The Clockwork Alchemy Convention, which celebrates all things Steampunk, is always a great venue for my work, and for those who appreciate it for what it is: a secretive balancing of so many things.
I have written prose a few times, and I gave free verse a go. The one felt a bit too much like pretty essay writing than I was happy with, and with the other it too easy to get lost going nowhere in particular.
My muse was decidedly unhappy with either of those approaches, and only begrudgingly chimed in, but I needed to investigate both forms of writing for myself to see if there was anything there for me.
As it turned out, they did help me to stretch and grow, and some of what I learned still abides in my work to this day. Yes, I can write prose and free verse, but they epically failed to keep me for very long.
Thus, my shared, public readings, where I bob about in a sea of prose and free verse, is a lot like being invited by an acquaintance to a big party where I don't know anyone, and am awkwardly out of sync.
I like to think that Emily Dickinson may have felt likewise. In my opinion, judging by two of her poems, They Shut Me Up In Prose, and her sentiments in I Dwell In Possibility, it is quite possibly so.
Many have tried to explain her away as someone simply decrying her place in life; that of a woman living in a man's world. I don't buy it. Emily Dickinson has spoken her mind both eloquently and clearly.
As it is, I do not care for free verse, which I liken to unfinished diary entries. The only skill involved appears to be that of being able to let words flow on their own; babbling on without purpose but to babble.
And, I encounter prose quite often when I read the Opinion page of a newspaper, and in other forms of narrative writing.
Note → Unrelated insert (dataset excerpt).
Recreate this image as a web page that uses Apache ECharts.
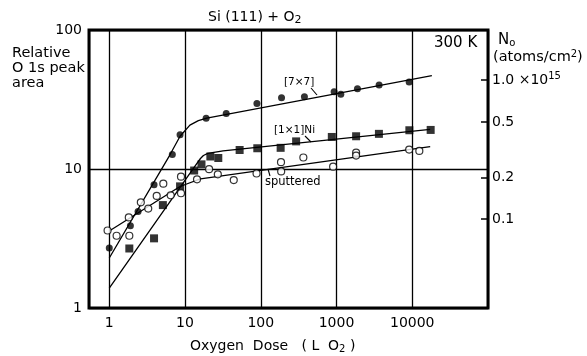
<!DOCTYPE html>
<html><head><meta charset="utf-8">
<script src="https://cdn.jsdelivr.net/npm/echarts@6/dist/echarts.min.js"></script>
<style>html,body{margin:0;padding:0;background:#fff}#c{width:587px;height:356px}</style>
</head><body><div id="c"></div>
<script>
// ---- tick labels ----
const xTickValues = [1, 10, 100, 1000, 10000];
const yTickValues = [1, 10, 100];
const nTickValues = [0.1, 0.2, 0.5, 1.0];
const areaPerN = 43.5; // relative area that corresponds to N0 = 1.0e15 atoms/cm2

// ---- [7x7] (filled circles) ----
const dose7 = [1, 1.9, 2.4, 3.9, 6.8, 8.6, 19, 35, 89, 188, 377, 930, 1140, 1890, 3650, 9100];
const area7 = [2.7, 3.9, 4.95, 7.7, 12.7, 17.6, 23.2, 25.1, 29.6, 32.6, 33.1, 36.0, 34.5, 37.8, 40.2, 42.3];

// ---- [1x1]Ni (filled squares) ----
const dose1 = [1.84, 3.9, 5.1, 8.6, 13.2, 16.5, 21.6, 27.5, 52.6, 90, 183, 293, 867, 1815, 3630, 9160, 17500];
const area1 = [2.68, 3.17, 5.5, 7.5, 9.75, 10.8, 12.3, 12.0, 13.7, 14.1, 14.2, 15.8, 17.0, 17.2, 17.9, 19.0, 19.1];

// ---- sputtered (open circles) ----
const doseS = [0.95, 1.25, 1.84, 1.81, 2.61, 3.27, 4.23, 5.17, 6.47, 8.85, 8.85, 14.4, 20.8, 27.1, 44, 88, 185, 186, 365, 902, 1815, 1815, 9100, 12400];
const areaS = [3.61, 3.31, 3.31, 4.48, 5.76, 5.19, 6.40, 7.84, 6.47, 6.69, 8.80, 8.43, 9.97, 9.16, 8.33, 9.28, 11.2, 9.6, 12.1, 10.4, 13.1, 12.5, 13.8, 13.5];

// ---- fitted curves ----
const fit7Dose = [1, 6.3, 8.6, 11.6, 15, 19.4, 18150];
const fit7Area = [2.29, 12.6, 17.2, 20.7, 22.3, 23.2, 46.9];
const fit1Dose = [1, 12.9, 16, 17.5, 20, 31.8, 17250];
const fit1Area = [1.39, 10.1, 11.9, 12.5, 12.95, 13.5, 19.3];
const fitSDose = [1, 8.6, 10.5, 16, 17250];
const fitSArea = [3.58, 7.48, 7.8, 8.5, 14.5];

const zip = (a, b) => a.map((v, i) => [v, b[i]]);
const FONT = 'DejaVu Sans';
const isPow10 = v => { const l = Math.log10(v); return Math.abs(l - Math.round(l)) < 1e-6; };

const chart = echarts.init(document.getElementById('c'), null, {renderer: 'canvas'});
const lineS = {color: '#000', width: 1.3};
chart.setOption({
  animation: false,
  backgroundColor: '#fff',
  grid: {left: 89, right: 99, top: 30, bottom: 48, show: true, borderColor: '#000', borderWidth: 3, backgroundColor: 'transparent'},
  xAxis: {
    type: 'log', logBase: 10, min: 0.54, max: 100000,
    axisLine: {show: false}, axisTick: {show: false},
    axisLabel: {color: '#000', fontFamily: FONT, fontSize: 14, margin: 8,
      formatter: v => (isPow10(v) && xTickValues.indexOf(Math.round(v)) >= 0) ? String(Math.round(v)) : ''},
    splitLine: {show: true, lineStyle: {color: '#000', width: 1.3}}
  },
  yAxis: [{
    type: 'log', logBase: 10, min: 1, max: 100,
    axisLine: {show: false}, axisTick: {show: false},
    axisLabel: {color: '#000', fontFamily: FONT, fontSize: 14, margin: 7,
      formatter: v => (isPow10(v) && yTickValues.indexOf(Math.round(v)) >= 0) ? String(Math.round(v)) : ''},
    splitLine: {show: true, lineStyle: {color: '#000', width: 1.3}}
  }, {
    type: 'log', logBase: 10, position: 'right', min: 1 / areaPerN, max: 100 / areaPerN,
    axisLine: {show: false},
    axisTick: {show: true, inside: true, length: 7, lineStyle: {color: '#000', width: 1.5}, customValues: nTickValues},
    axisLabel: {color: '#000', fontFamily: FONT, fontSize: 14, margin: 4, customValues: nTickValues,
      formatter: v => v >= 0.99 ? '1.0 ×10{sup|15}' : String(v),
      rich: {sup: {fontSize: 10, verticalAlign: 'top', padding: [0, 0, 8, 0], fontFamily: FONT}}},
    splitLine: {show: false}
  }],
  series: [
    {type: 'line', data: zip(fit7Dose, fit7Area), symbol: 'none', lineStyle: lineS, z: 2},
    {type: 'line', data: zip(fit1Dose, fit1Area), symbol: 'none', lineStyle: lineS, z: 2},
    {type: 'line', data: zip(fitSDose, fitSArea), symbol: 'none', lineStyle: lineS, z: 2},
    {type: 'scatter', data: zip(dose7, area7), symbol: 'circle', symbolSize: 7, itemStyle: {color: '#000'}, z: 3},
    {type: 'scatter', data: zip(dose1, area1), symbol: 'rect', symbolSize: 8, itemStyle: {color: '#000'}, z: 3},
    {type: 'scatter', data: zip(doseS, areaS), symbol: 'circle', symbolSize: 7, itemStyle: {color: '#fff', borderColor: '#000', borderWidth: 1.2}, z: 4}
  ],
  graphic: [
    {type: 'text', left: 208, top: 10, style: {text: 'Si (111) + O{sub|2}', font: '14px "DejaVu Sans"', fill: '#000',
      rich: {sub: {fontSize: 11, padding: [6, 0, 0, 0], fontFamily: FONT}}}},
    {type: 'text', left: 12, top: 46, style: {text: 'Relative\nO 1s peak\narea', font: '14.5px "DejaVu Sans"', lineHeight: 15, fill: '#000'}},
    {type: 'text', left: 434, top: 36, style: {text: '300 K', font: '15px "DejaVu Sans"', fill: '#000'}},
    {type: 'text', left: 498, top: 33, style: {text: 'N{sub|o}', font: '15px "DejaVu Sans"', fill: '#000',
      rich: {sub: {fontSize: 10, padding: [6, 0, 0, 0], fontFamily: FONT}}}},
    {type: 'text', left: 493, top: 49, style: {text: '(atoms/cm{sup|2})', font: '14.5px "DejaVu Sans"', fill: '#000',
      rich: {sup: {fontSize: 10, padding: [0, 0, 7, 0], fontFamily: FONT}}}},
    {type: 'text', left: 284, top: 77, style: {text: '[7×7]', font: '10.5px "DejaVu Sans"', fill: '#000'}},
    {type: 'line', shape: {x1: 311, y1: 88, x2: 317, y2: 95}, style: {stroke: '#000', lineWidth: 1.1}},
    {type: 'text', left: 274, top: 125, style: {text: '[1×1]Ni', font: '10.5px "DejaVu Sans"', fill: '#000'}},
    {type: 'line', shape: {x1: 305, y1: 136, x2: 311, y2: 142}, style: {stroke: '#000', lineWidth: 1.1}},
    {type: 'text', left: 265, top: 176, style: {text: 'sputtered', font: '11.5px "DejaVu Sans"', fill: '#000'}},
    {type: 'line', shape: {x1: 268, y1: 169, x2: 270, y2: 176}, style: {stroke: '#000', lineWidth: 1.1}},
    {type: 'text', left: 190, top: 339, style: {text: 'Oxygen  Dose   ( L  O{sub|2} )', font: '14px "DejaVu Sans"', fill: '#000',
      rich: {sub: {fontSize: 10, padding: [6, 0, 0, 0], fontFamily: FONT}}}}
  ]
});
</script>
</body></html>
I have heard prose read well, and enjoyed it nuances, but it is all too loose for me.
Give me structure, and rules, and an obligation to hide all of my ardent deliberateness beneath the words that I so carefully choose so that only the images and ideas are obvious. Give me my own muse!
So there, I have had my honest say about it, and I am ever so very happy that I did not know about Ginsberg , or Laurence Ferlinghetti, until it was too late for me to be too ardently indoctrinated by them.